:: Task requirements ::
Give an exact copy of every line, leaving images out.

----------

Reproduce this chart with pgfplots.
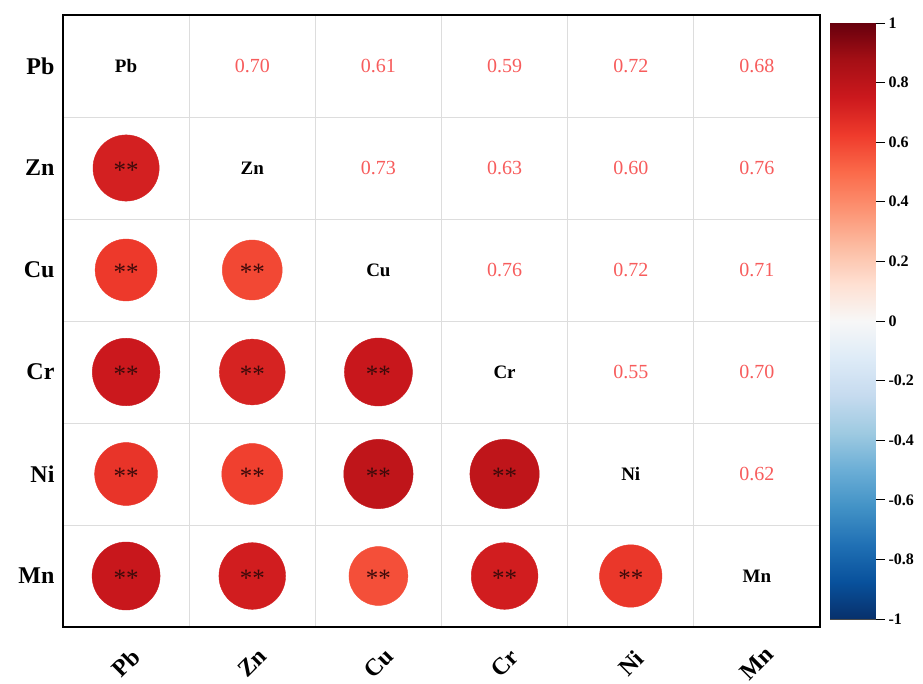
\documentclass[border=0pt]{standalone}
\usepackage{pgfplots}
\pgfplotsset{compat=1.18}
\usepackage{fontspec}
\setmainfont{Liberation Serif}

\definecolor{gridgray}{HTML}{DDDDDD}
\definecolor{numred}{HTML}{F75C5C}
\definecolor{stardark}{HTML}{3C0A0A}

% blue-white-red scale for coefficients in [-1, 1]
\pgfplotsset{
  colormap={corr}{
    rgb255(0)=(8,48,107)
    rgb255(1)=(8,81,156)
    rgb255(2)=(33,113,181)
    rgb255(3)=(66,146,198)
    rgb255(4)=(107,174,214)
    rgb255(5)=(158,202,225)
    rgb255(6)=(198,219,239)
    rgb255(7)=(222,235,247)
    rgb255(8)=(247,247,247)
    rgb255(9)=(254,224,210)
    rgb255(10)=(252,187,161)
    rgb255(11)=(252,146,114)
    rgb255(12)=(251,106,74)
    rgb255(13)=(239,59,44)
    rgb255(14)=(203,24,29)
    rgb255(15)=(165,15,21)
    rgb255(16)=(103,0,13)
  },
}

% lower triangle: circles (column, row, r)
\pgfplotstableread{
c row r
1 2 0.72
1 3 0.63
2 3 0.59
1 4 0.75
2 4 0.71
3 4 0.76
1 5 0.65
2 5 0.61
3 5 0.79
4 5 0.79
1 6 0.76
2 6 0.73
3 6 0.57
4 6 0.73
5 6 0.64
}\lowertri

% upper triangle: printed coefficients
\pgfplotstableread{
c row v
2 1 0.70
3 1 0.61
4 1 0.59
5 1 0.72
6 1 0.68
3 2 0.73
4 2 0.63
5 2 0.60
6 2 0.76
4 3 0.76
5 3 0.72
6 3 0.71
5 4 0.55
6 4 0.70
6 5 0.62
}\uppertri

% diagonal names
\pgfplotstableread{
c row name
1 1 Pb
2 2 Zn
3 3 Cu
4 4 Cr
5 5 Ni
6 6 Mn
}\diagnames

\begin{document}
\begin{tikzpicture}
\begin{axis}[
  at={(0,0)}, anchor=south west,
  scale only axis, width=757pt, height=612pt,
  xmin=0.5, xmax=6.5, ymin=0.5, ymax=6.5, y dir=reverse,
  xtick={1,2,3,4,5,6}, ytick={1,2,3,4,5,6},
  xticklabels={Pb,Zn,Cu,Cr,Ni,Mn},
  yticklabels={Pb,Zn,Cu,Cr,Ni,Mn},
  major tick length=0pt, minor tick length=0pt,
  minor xtick={1.5,2.5,3.5,4.5,5.5},
  minor ytick={1.5,2.5,3.5,4.5,5.5},
  xminorgrids, yminorgrids,
  minor grid style={gridgray, line width=0.8pt},
  axis line style={black, line width=2pt},
  ticklabel style={font=\fontsize{24}{28}\selectfont\bfseries},
  xticklabel style={rotate=45, anchor=center},
  xticklabel shift=36pt,
  yticklabel shift=5pt,
  colormap name=corr,
  point meta min=-1, point meta max=1,
]
% coloured circles, area proportional to r
\addplot[scatter, only marks, mark=*, point meta=explicit,
  scatter/use mapped color={draw=mapped color, fill=mapped color},
  visualization depends on={\thisrow{r} \as \rv},
  scatter/@pre marker code/.append style={/tikz/mark size={39*sqrt(\rv)}}]
  table[x=c, y=row, meta=r] {\lowertri};

% significance stars
\addplot[only marks, mark=none, nodes near coords={**},
  every node near coord/.style={anchor=center, text=stardark,
    font=\fontsize{25}{28}\selectfont, yshift=-2pt}]
  table[x=c, y=row] {\lowertri};

% coefficients
\addplot[only marks, mark=none, point meta=explicit symbolic, nodes near coords,
  every node near coord/.style={anchor=center, text=numred,
    font=\fontsize{20}{24}\selectfont}]
  table[x=c, y=row, meta=v] {\uppertri};

% variable names on the diagonal
\addplot[only marks, mark=none, point meta=explicit symbolic, nodes near coords,
  every node near coord/.style={anchor=center, text=black,
    font=\fontsize{19}{22}\selectfont\bfseries}]
  table[x=c, y=row, meta=name] {\diagnames};
\end{axis}

% colour key
\begin{axis}[
  at={(767pt,8pt)}, anchor=south west,
  scale only axis, width=45pt, height=596pt,
  xmin=0, xmax=1, ymin=-1, ymax=1,
  xtick=\empty,
  ytick={-1,-0.8,-0.6,-0.4,-0.2,0,0.2,0.4,0.6,0.8,1},
  yticklabels={-1,-0.8,-0.6,-0.4,-0.2,0,0.2,0.4,0.6,0.8,1},
  ytick pos=right, yticklabel pos=right,
  tick align=outside, major tick length=10pt,
  major tick style={black, line width=0.8pt},
  yticklabel style={font=\fontsize{16}{18}\selectfont\bfseries},
  axis line style={black!70, line width=0.6pt},
  colormap name=corr,
  point meta min=-1, point meta max=1,
]
\addplot[surf, shader=interp, point meta=y] coordinates {
(0,-1) (1,-1)

(0,-0.875) (1,-0.875)

(0,-0.75) (1,-0.75)

(0,-0.625) (1,-0.625)

(0,-0.5) (1,-0.5)

(0,-0.375) (1,-0.375)

(0,-0.25) (1,-0.25)

(0,-0.125) (1,-0.125)

(0,0) (1,0)

(0,0.125) (1,0.125)

(0,0.25) (1,0.25)

(0,0.375) (1,0.375)

(0,0.5) (1,0.5)

(0,0.625) (1,0.625)

(0,0.75) (1,0.75)

(0,0.875) (1,0.875)

(0,1) (1,1)
};
\end{axis}
\pgfresetboundingbox
\path (-63pt,-57pt) rectangle (860pt,627pt);
\end{tikzpicture}
\end{document}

----------

:: Exercise result ::
Reproduce this chart with pgfplots.
\documentclass[border=0pt]{standalone}
\usepackage{pgfplots}
\pgfplotsset{compat=1.18}
\usepackage{fontspec}
\setmainfont{Liberation Serif}

\definecolor{gridgray}{HTML}{DDDDDD}
\definecolor{numred}{HTML}{F75C5C}
\definecolor{stardark}{HTML}{3C0A0A}

% blue-white-red scale for coefficients in [-1, 1]
\pgfplotsset{
  colormap={corr}{
    rgb255(0)=(8,48,107)
    rgb255(1)=(8,81,156)
    rgb255(2)=(33,113,181)
    rgb255(3)=(66,146,198)
    rgb255(4)=(107,174,214)
    rgb255(5)=(158,202,225)
    rgb255(6)=(198,219,239)
    rgb255(7)=(222,235,247)
    rgb255(8)=(247,247,247)
    rgb255(9)=(254,224,210)
    rgb255(10)=(252,187,161)
    rgb255(11)=(252,146,114)
    rgb255(12)=(251,106,74)
    rgb255(13)=(239,59,44)
    rgb255(14)=(203,24,29)
    rgb255(15)=(165,15,21)
    rgb255(16)=(103,0,13)
  },
}

% lower triangle: circles (column, row, r)
\pgfplotstableread{
c row r
1 2 0.72
1 3 0.63
2 3 0.59
1 4 0.75
2 4 0.71
3 4 0.76
1 5 0.65
2 5 0.61
3 5 0.79
4 5 0.79
1 6 0.76
2 6 0.73
3 6 0.57
4 6 0.73
5 6 0.64
}\lowertri

% upper triangle: printed coefficients
\pgfplotstableread{
c row v
2 1 0.70
3 1 0.61
4 1 0.59
5 1 0.72
6 1 0.68
3 2 0.73
4 2 0.63
5 2 0.60
6 2 0.76
4 3 0.76
5 3 0.72
6 3 0.71
5 4 0.55
6 4 0.70
6 5 0.62
}\uppertri

% diagonal names
\pgfplotstableread{
c row name
1 1 Pb
2 2 Zn
3 3 Cu
4 4 Cr
5 5 Ni
6 6 Mn
}\diagnames

\begin{document}
\begin{tikzpicture}
\begin{axis}[
  at={(0,0)}, anchor=south west,
  scale only axis, width=757pt, height=612pt,
  xmin=0.5, xmax=6.5, ymin=0.5, ymax=6.5, y dir=reverse,
  xtick={1,2,3,4,5,6}, ytick={1,2,3,4,5,6},
  xticklabels={Pb,Zn,Cu,Cr,Ni,Mn},
  yticklabels={Pb,Zn,Cu,Cr,Ni,Mn},
  major tick length=0pt, minor tick length=0pt,
  minor xtick={1.5,2.5,3.5,4.5,5.5},
  minor ytick={1.5,2.5,3.5,4.5,5.5},
  xminorgrids, yminorgrids,
  minor grid style={gridgray, line width=0.8pt},
  axis line style={black, line width=2pt},
  ticklabel style={font=\fontsize{24}{28}\selectfont\bfseries},
  xticklabel style={rotate=45, anchor=center},
  xticklabel shift=36pt,
  yticklabel shift=5pt,
  colormap name=corr,
  point meta min=-1, point meta max=1,
]
% coloured circles, area proportional to r
\addplot[scatter, only marks, mark=*, point meta=explicit,
  scatter/use mapped color={draw=mapped color, fill=mapped color},
  visualization depends on={\thisrow{r} \as \rv},
  scatter/@pre marker code/.append style={/tikz/mark size={39*sqrt(\rv)}}]
  table[x=c, y=row, meta=r] {\lowertri};

% significance stars
\addplot[only marks, mark=none, nodes near coords={**},
  every node near coord/.style={anchor=center, text=stardark,
    font=\fontsize{25}{28}\selectfont, yshift=-2pt}]
  table[x=c, y=row] {\lowertri};

% coefficients
\addplot[only marks, mark=none, point meta=explicit symbolic, nodes near coords,
  every node near coord/.style={anchor=center, text=numred,
    font=\fontsize{20}{24}\selectfont}]
  table[x=c, y=row, meta=v] {\uppertri};

% variable names on the diagonal
\addplot[only marks, mark=none, point meta=explicit symbolic, nodes near coords,
  every node near coord/.style={anchor=center, text=black,
    font=\fontsize{19}{22}\selectfont\bfseries}]
  table[x=c, y=row, meta=name] {\diagnames};
\end{axis}

% colour key
\begin{axis}[
  at={(767pt,8pt)}, anchor=south west,
  scale only axis, width=45pt, height=596pt,
  xmin=0, xmax=1, ymin=-1, ymax=1,
  xtick=\empty,
  ytick={-1,-0.8,-0.6,-0.4,-0.2,0,0.2,0.4,0.6,0.8,1},
  yticklabels={-1,-0.8,-0.6,-0.4,-0.2,0,0.2,0.4,0.6,0.8,1},
  ytick pos=right, yticklabel pos=right,
  tick align=outside, major tick length=10pt,
  major tick style={black, line width=0.8pt},
  yticklabel style={font=\fontsize{16}{18}\selectfont\bfseries},
  axis line style={black!70, line width=0.6pt},
  colormap name=corr,
  point meta min=-1, point meta max=1,
]
\addplot[surf, shader=interp, point meta=y] coordinates {
(0,-1) (1,-1)

(0,-0.875) (1,-0.875)

(0,-0.75) (1,-0.75)

(0,-0.625) (1,-0.625)

(0,-0.5) (1,-0.5)

(0,-0.375) (1,-0.375)

(0,-0.25) (1,-0.25)

(0,-0.125) (1,-0.125)

(0,0) (1,0)

(0,0.125) (1,0.125)

(0,0.25) (1,0.25)

(0,0.375) (1,0.375)

(0,0.5) (1,0.5)

(0,0.625) (1,0.625)

(0,0.75) (1,0.75)

(0,0.875) (1,0.875)

(0,1) (1,1)
};
\end{axis}
\pgfresetboundingbox
\path (-63pt,-57pt) rectangle (860pt,627pt);
\end{tikzpicture}
\end{document}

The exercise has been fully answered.